Présentes dans l’environnement, les dioxines s’accumulent dans la chaîne alimentaire, principalement dans les graisses animales. L’exposition humaine aux dioxines est principalement due à l’alimentation (90 %) et pour le reste à la pollution atmosphérique.

Une fois que les dioxines ont pénétré dans l’organisme, elles s’y maintiennent longtemps à cause de leur stabilité chimique et de leur capacité à être absorbée par les tissus adipeux, dans lesquels elles sont stockées. Elles posent problème à cause de leur toxicité potentielle élevée ; considérées comme des perturbateurs endocriniens, elles semblent affecter le système immunitaire, le développement du système nerveux, le système endocrinien et les fonctions reproductives. Le Centre International de Recherche sur le Cancer (CIRC) a classé la dioxine 2,3,7,8-TCDD (2,3,7,8-Tétrachlorodibenzo-p-dioxine ou dioxine de Seveso) dans le groupe des agents cancérogènes certains (groupe 1).

Le lymphome non hodgkinien (LNH)

Le lymphome non hodgkinien (LNH) est un cancer qui prend naissance dans les lymphocytes, qui prennent eux-mêmes naissance dans la moelle osseuse. Les lymphocytes sont les cellules du système lymphatique. Ce dernier agit avec d’autres parties du système immunitaire pour aider le corps à se défendre contre les infections et les maladies. Les lymphocytes subissent parfois des altérations qui rendent leur mode de croissance ou leur comportement anormal. Ces cellules anormales peuvent former des tumeurs appelées lymphomes.

Une étude cas-témoin dans E3N

L'objectif de cette étude était d'examiner l'association entre l'exposition atmosphérique cumulée aux dioxines et le risque de lymphome non hodgkinien (LNH) dans une étude cas-témoins nichée au sein de la cohorte de femmes E3N.

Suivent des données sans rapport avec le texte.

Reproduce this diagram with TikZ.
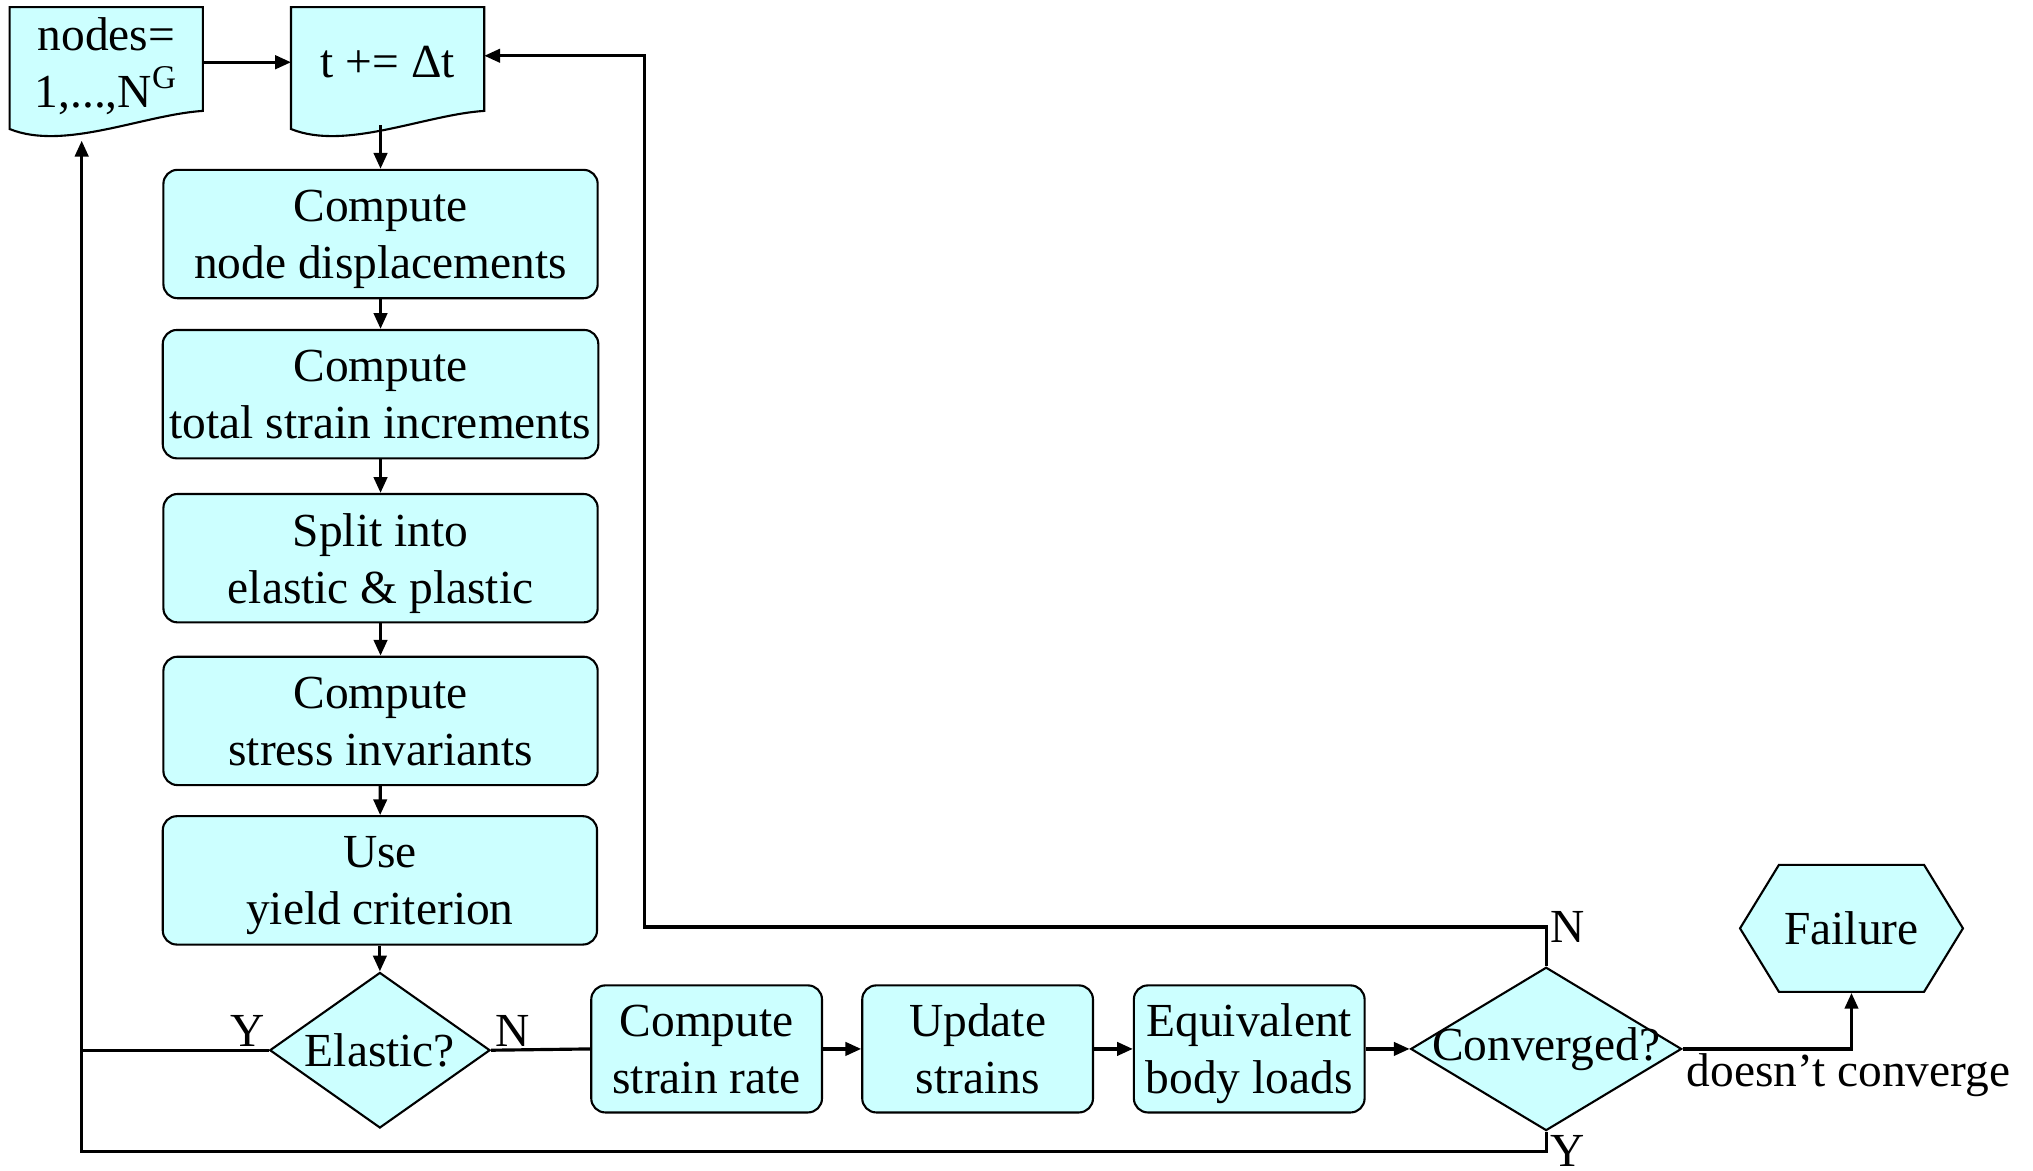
\documentclass[tikz,border=0pt]{standalone}
\usepackage{fontspec}
\setmainfont{Liberation Serif}
\usepackage{xcolor}
\usetikzlibrary{shapes.geometric}
\usetikzlibrary{shapes.symbols}
\usetikzlibrary{arrows.meta}
\usetikzlibrary{calc}
\usetikzlibrary{backgrounds}
\definecolor{boxfill}{HTML}{CCFFFF}
\tikzset{
  procbox/.style={rectangle, rounded corners=4pt, draw, line width=0.6pt,
    fill=boxfill, align=center, inner sep=2pt, text depth=0pt},
  colbox/.style={procbox, minimum width=4.344cm, minimum height=1.284cm},
  rowbox/.style={procbox, minimum width=2.308cm, minimum height=1.271cm},
  docbox/.style={rectangle, align=center, inner sep=1pt, text depth=0pt,
    minimum width=1.919cm, minimum height=1.089cm},
  docline/.style={draw, line width=0.6pt, fill=boxfill},
  decision/.style={diamond, draw, line width=0.6pt, fill=boxfill, inner sep=0pt},
  endbox/.style={signal, signal to=west and east, signal pointer angle=117,
    draw, line width=0.6pt, fill=boxfill, inner sep=1pt,
    minimum width=2.23cm, minimum height=1.271cm},
  lbl/.style={inner sep=1pt},
  line/.style={line width=0.9pt},
  arrow/.style={line, -{Triangle[length=4.5pt, width=3.8pt]}},
}
\begin{document}
\begin{tikzpicture}[x=0.012966cm, y=-0.012966cm, font=\fontsize{13.5}{16.2}\selectfont]
  \useasboundingbox (0,0) rectangle (1568,903);

  % loop heads
  \node[docbox] (init) at (82,48) {nodes=\\1,...,N\textsuperscript{G}};
  \node[docbox] (tstep) at (299,48) {t += Δt};
  \begin{scope}[on background layer]
    \foreach \doc in {init,tstep}
      \draw[docline] (\doc.north west) -- (\doc.north east) -- ($(\doc.south east)+(0,-5)$)
        .. controls ($(\doc.south east)+(-46,-2)$) and ($(\doc.south west)+(42,26)$)
        .. ($(\doc.south west)+(0,9)$) -- cycle;
  \end{scope}

  % per node steps
  \node[colbox] (disp) at (293.5,180.5) {Compute\\node displacements};
  \node[colbox] (strain) at (293.5,304) {Compute\\total strain increments};
  \node[colbox] (split) at (293.5,430.5) {Split into\\elastic \& plastic};
  \node[colbox] (stress) at (293.5,556) {Compute\\stress invariants};
  \node[colbox] (yield) at (293,679) {Use\\yield criterion};

  \node[decision, minimum width=2.204cm, minimum height=1.556cm] (elastic) at (293,810)
    {\makebox[0pt]{Elastic?}};

  \node[rowbox] (rate) at (545,809) {Compute\\strain rate};
  \node[rowbox] (update) at (754,809) {Update\\strains};
  \node[rowbox] (loads) at (963.5,809) {Equivalent\\body loads};

  \node[decision, minimum width=2.71cm, minimum height=1.634cm] (conv) at (1192.5,809)
    {\makebox[0pt]{Converged?}};

  \node[endbox] (fail) at (1428,716) {Failure};

  % connectors
  \draw[arrow] (init.east) -- (tstep.west);
  \draw[arrow] ($(disp.north |- tstep.south)+(0,6)$) -- (disp.north);
  \draw[arrow] (disp) -- (strain);
  \draw[arrow] (strain) -- (split);
  \draw[arrow] (split) -- (stress);
  \draw[arrow] (stress) -- (yield);
  \draw[arrow] (yield) -- (elastic);
  \draw[line] (elastic.east) -- (rate.west);
  \draw[arrow] (rate) -- (update);
  \draw[arrow] (update) -- (loads);
  \draw[arrow] (loads) -- (conv);
  \draw[arrow] (conv.east) -| (fail.south);

  \coordinate (rightN) at (497,715);
  \coordinate (leftY) at (63,888);
  \draw[arrow] (conv.north) |- (rightN) |- ($(tstep.east)+(0,-5)$);
  \draw[arrow] (conv.south) |- (leftY) -- ($(init.south -| leftY)+(0,18)$);
  \draw[line] (elastic.west) -- (elastic.west -| leftY);

  % branch labels
  \node[lbl, above left] at (elastic.west) {Y};
  \node[lbl, above right] at (elastic.east) {N};
  \node[lbl, right] at (conv.north |- rightN) {N};
  \node[lbl, below right] at (conv.south) {Y};
  \node[lbl, below right] at (conv.east) {doesn't converge};
\end{tikzpicture}
\end{document}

Cette étude portait sur 736 femmes : 368 femmes ayant eu un diagnostic de LNH et 368 femmes, les « témoins », choisies car ayant les mêmes caractéristiques d’âge et de département de résidence que les cas. L'historique résidentiel des participantes et l'emplacement des sites industriels émetteurs de dioxines ont été recueillis sur une période de 18 ans (de 1990 à 2008). Un indice d'exposition cumulé aux dioxines dans l’air, basé sur un système d'information géographique précis, a été estimé pour chaque participante, à partir de ses différentes adresses renseignées au cours de la période. Cet indice tenait compte de la distance entre le domicile des femmes et les sources d’émissions de dioxines, la direction du vent et des différentes caractéristiques des sources (intensité d’émission, hauteur de cheminée, durée d’émission).

Résultats

L’exposition aux dioxines atmosphériques était associée à un sur-risque de lymphome non hodgkinien ; l’augmentation de ce risque était encore plus élevée pour le sous-type qui englobe la leucémie lymphoïde chronique (LLC) et le petit lymphome lymphocytaire (SLL).

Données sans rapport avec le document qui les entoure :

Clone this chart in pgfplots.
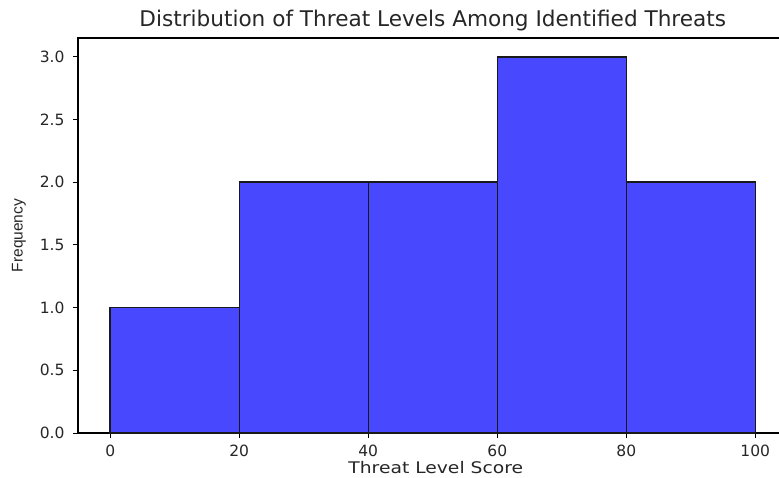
\documentclass[border=0pt]{standalone}
\usepackage{pgfplots}
\pgfplotsset{compat=1.18}
\usepackage{fontspec}
\setmainfont{DejaVu Sans}
\newfontfamily\xlabfont[FakeStretch=1.17]{DejaVu Sans}
\newfontfamily\arialfont{Liberation Sans}
\definecolor{barblue}{RGB}{72,72,255}
\begin{document}
\begin{tikzpicture}
\begin{axis}[
  scale only axis, width=709.5pt, height=395pt,
  at={(0pt,0pt)}, anchor=south west,
  xmin=-5, xmax=105, ymin=0, ymax=3.15,
  xtick={0,20,40,60,80,100},
  ytick={0,0.5,1,1.5,2,2.5,3},
  yticklabel style={xshift=-5pt, /pgf/number format/fixed, /pgf/number format/fixed zerofill, /pgf/number format/precision=1},
  /pgf/number format/assume math mode=true,
  tick pos=left, tick align=outside,
  major tick length=5pt,
  every tick/.style={black, line width=1pt},
  axis line style={line width=1.2pt},
  ticklabel style={font=\fontsize{15.5}{16}\selectfont, text=black!85},
  xticklabel style={yshift=-3pt},
  title={Distribution of Threat Levels Among Identified Threats},
  title style={font=\fontsize{21.6}{22}\selectfont, text=black!85, at={(axis description cs:0.5,1)}, anchor=base, yshift=5pt},
  xlabel={Threat Level Score},
  xlabel style={font=\xlabfont\fontsize{16}{17}\selectfont, text=black!85, at={(axis description cs:0.5,0)}, anchor=base, yshift=-40pt, xshift=3pt},
  ylabel={Frequency},
  ylabel style={font=\arialfont\fontsize{15.5}{16}\selectfont, text=black!85, at={([xshift=-59pt]axis description cs:0,0.5)}, anchor=center},
]
\addplot[ybar interval, fill=barblue, draw=black!90, line width=1.5pt] coordinates {
  (0,1) (20,2) (40,2) (60,3) (80,2) (100,2)
};
\end{axis}
\pgfresetboundingbox
\useasboundingbox (-78pt,-44pt) rectangle (701pt,433pt);
\end{tikzpicture}
\end{document}
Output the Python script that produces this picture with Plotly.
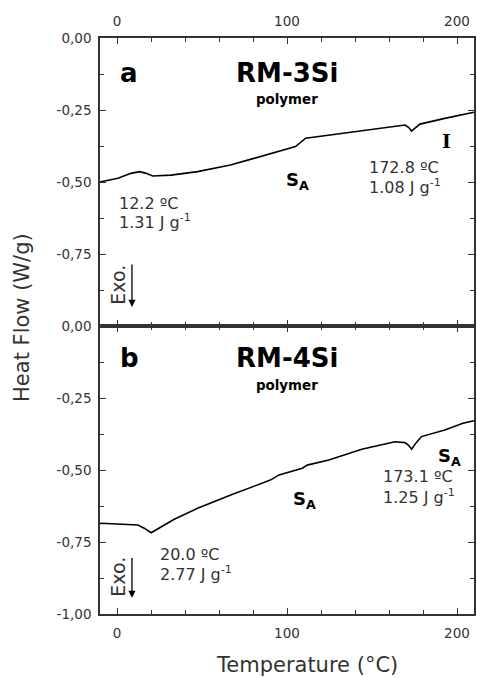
import plotly.graph_objects as go
from plotly.subplots import make_subplots

# RM-3Si polymer (panel a)
temp_a = [-10, -9.4, 0.6, 8.2, 13.3, 17.2, 21, 31.8, 47.4, 66.7, 80.5, 94, 95.3, 105, 111, 124.6,
          138.2, 153.8, 169.4, 171.5, 173.3, 175.5, 178.2, 192.8, 208.4, 210]
flow_a = [-0.500, -0.499, -0.487, -0.470, -0.464, -0.470, -0.479, -0.476, -0.464, -0.441, -0.418,
          -0.395, -0.393, -0.377, -0.348, -0.337, -0.325, -0.314, -0.302, -0.310, -0.323, -0.312,
          -0.299, -0.279, -0.259, -0.258]

# RM-4Si polymer (panel b)
temp_b = [-10, -9.2, 12.3, 16, 20.1, 25, 29.8, 33.7, 47.4, 66.9, 90.2, 95.3, 109, 111.9, 124.6,
          144, 163.5, 169.4, 171.5, 173.3, 176, 179.1, 192.8, 203.5, 210]
flow_b = [-0.686, -0.685, -0.691, -0.702, -0.718, -0.700, -0.685, -0.671, -0.633, -0.587, -0.535,
          -0.517, -0.494, -0.483, -0.465, -0.428, -0.402, -0.405, -0.414, -0.428, -0.405, -0.384,
          -0.361, -0.338, -0.329]

x_major = [0, 100, 200]
y_major_a = [0, -0.25, -0.5, -0.75]
y_major_b = [0, -0.25, -0.5, -0.75, -1.0]

def lab(v):
    return f"{v:.2f}".replace(".", ",")

fig = make_subplots(rows=2, cols=1, vertical_spacing=0)

fig.add_trace(go.Scatter(x=temp_a, y=flow_a, mode="lines", line=dict(color="black", width=1.6),
                         showlegend=False), row=1, col=1)
fig.add_trace(go.Scatter(x=temp_b, y=flow_b, mode="lines", line=dict(color="black", width=1.6),
                         showlegend=False), row=2, col=1)

axcol = "#333333"
tickfont = dict(family="DejaVu Sans", size=13.5, color="#333333")
common_x = dict(range=[-10, 210], tickvals=x_major, ticktext=[str(v) for v in x_major],
                ticks="inside", ticklen=6, tickwidth=1.2, tickcolor=axcol,
                showline=True, linecolor=axcol, linewidth=1.5, mirror="ticks",
                showgrid=False, zeroline=False, tickfont=tickfont,
                minor=dict(tickmode="linear", tick0=0, dtick=20, ticks="inside", ticklen=4,
                           tickcolor=axcol, showgrid=False))
fig.update_xaxes(**common_x, side="top", ticklabelstandoff=5, row=1, col=1)
fig.update_xaxes(**common_x, side="bottom", ticklabelstandoff=6, row=2, col=1)

common_y = dict(range=[-1, 0], ticks="inside", ticklen=6, tickwidth=1.2, tickcolor=axcol,
                showline=True, linecolor=axcol, linewidth=1.5, mirror="ticks",
                showgrid=False, zeroline=False, tickfont=tickfont, ticklabelstandoff=4,
                minor=dict(tickmode="linear", tick0=0, dtick=0.125, ticks="inside", ticklen=4,
                           tickcolor=axcol, showgrid=False))
fig.update_yaxes(**common_y, tickvals=y_major_a, ticktext=[lab(v) for v in y_major_a], row=1, col=1)
fig.update_yaxes(**common_y, tickvals=y_major_b, ticktext=[lab(v) for v in y_major_b], row=2, col=1)

txt = "#333333"
def ann(x, y, text, xref, yref, size, bold=False, family="DejaVu Sans", xanchor="center", color="black"):
    if bold:
        text = f"<b>{text}</b>"
    fig.add_annotation(x=x, y=y, xref=xref, yref=yref, text=text, showarrow=False,
                       font=dict(family=family, size=size, color=color), xanchor=xanchor,
                       yanchor="middle", align="left")

# Panel a
ann(7.3, -0.122, "a", "x", "y", 26, bold=True)
ann(100, -0.122, "RM-3Si", "x", "y", 26, bold=True)
ann(100, -0.215, "polymer", "x", "y", 13.4, bold=True)
ann(0, -0.573, "12.2 ºC", "x", "y", 16, xanchor="left", color=txt)
ann(0, -0.637, "1.31 J g<sup>-1</sup>", "x", "y", 16, xanchor="left", color=txt)
ann(106, -0.495, "S<sub>A</sub>", "x", "y", 18, bold=True)
ann(147, -0.448, "172.8 ºC", "x", "y", 16, xanchor="left", color=txt)
ann(147, -0.514, "1.08 J g<sup>-1</sup>", "x", "y", 16, xanchor="left", color=txt)
ann(194, -0.358, "I", "x", "y", 19, bold=True, family="DejaVu Serif")

# Panel b
ann(7.3, -0.11, "b", "x2", "y2", 26, bold=True)
ann(100, -0.11, "RM-4Si", "x2", "y2", 26, bold=True)
ann(100, -0.205, "polymer", "x2", "y2", 13.4, bold=True)
ann(110, -0.605, "S<sub>A</sub>", "x2", "y2", 18, bold=True)
ann(155, -0.524, "173.1 ºC", "x2", "y2", 16, xanchor="left", color=txt)
ann(155, -0.592, "1.25 J g<sup>-1</sup>", "x2", "y2", 16, xanchor="left", color=txt)
ann(195.5, -0.455, "S<sub>A</sub>", "x2", "y2", 18, bold=True)
ann(24, -0.792, "20.0 ºC", "x2", "y2", 16, xanchor="left", color=txt)
ann(24, -0.858, "2.77 J g<sup>-1</sup>", "x2", "y2", 16, xanchor="left", color=txt)

# Exo arrows
for xr, yr, y0, y1, yt in [("x", "y", -0.781, -0.934, -0.858), ("x2", "y2", -0.80, -0.944, -0.872)]:
    fig.add_annotation(x=8.8, y=y1, ax=8.8, ay=y0, xref=xr, yref=yr, axref=xr, ayref=yr,
                       showarrow=True, arrowhead=2, arrowsize=1.1, arrowwidth=1.3,
                       arrowcolor="black", text="")
    fig.add_annotation(x=0.9, y=yt, xref=xr, yref=yr, text="Exo.", showarrow=False,
                       textangle=-90, font=dict(family="DejaVu Sans", size=19, color=txt))

# Axis titles
fig.add_annotation(x=0.0, y=0.514, xref="paper", yref="paper", xshift=-78, xanchor="center",
                   yanchor="middle", text="Heat Flow (W/g)", textangle=-90, showarrow=False,
                   font=dict(family="DejaVu Sans", size=21, color=txt))
fig.add_annotation(x=0.553, y=0, xref="paper", yref="paper", yshift=-51, xanchor="center",
                   yanchor="middle", text="Temperature (°C)", showarrow=False,
                   font=dict(family="DejaVu Sans", size=21, color=txt))

fig.update_layout(width=477, height=678, margin=dict(l=100, r=1, t=38, b=64),
                  paper_bgcolor="white", plot_bgcolor="white")

fig.write_html("out.html")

D'autres études portant sur de plus grande population sont nécessaires pour confirmer ces résultats inédits. Il serait également intéressant d’évaluer les associations avec d’autres hémopathies malignes.

Conclusion

Les résultats de cette étude confirment qu’il faut poursuivre les efforts pour réduire l’émission de dioxines dans l’air. C’est en prenant des mesures à la source, c’est-à-dire en contrôlant rigoureusement les processus industriels pour réduire au maximum la formation de dioxines, que l’on peut parvenir à diminuer l’exposition à ces polluant organiques persistants. Ces mesures relèvent de la responsabilité des autorités nationales.

 

Pour en savoir plus :

Gaspard E, Frenoy P, Praud D, Coudon T, Grassot L, Assi AA, Fervers B, Gelot A, Mancini FR, Severi G, Besson C, Faure E. Association between cumulative airborne dioxin exposure and non-Hodgkin's lymphoma risk in a nested case-control study within the French E3N cohort. Sci Total Environ. 2024 Jan 1;906:167330.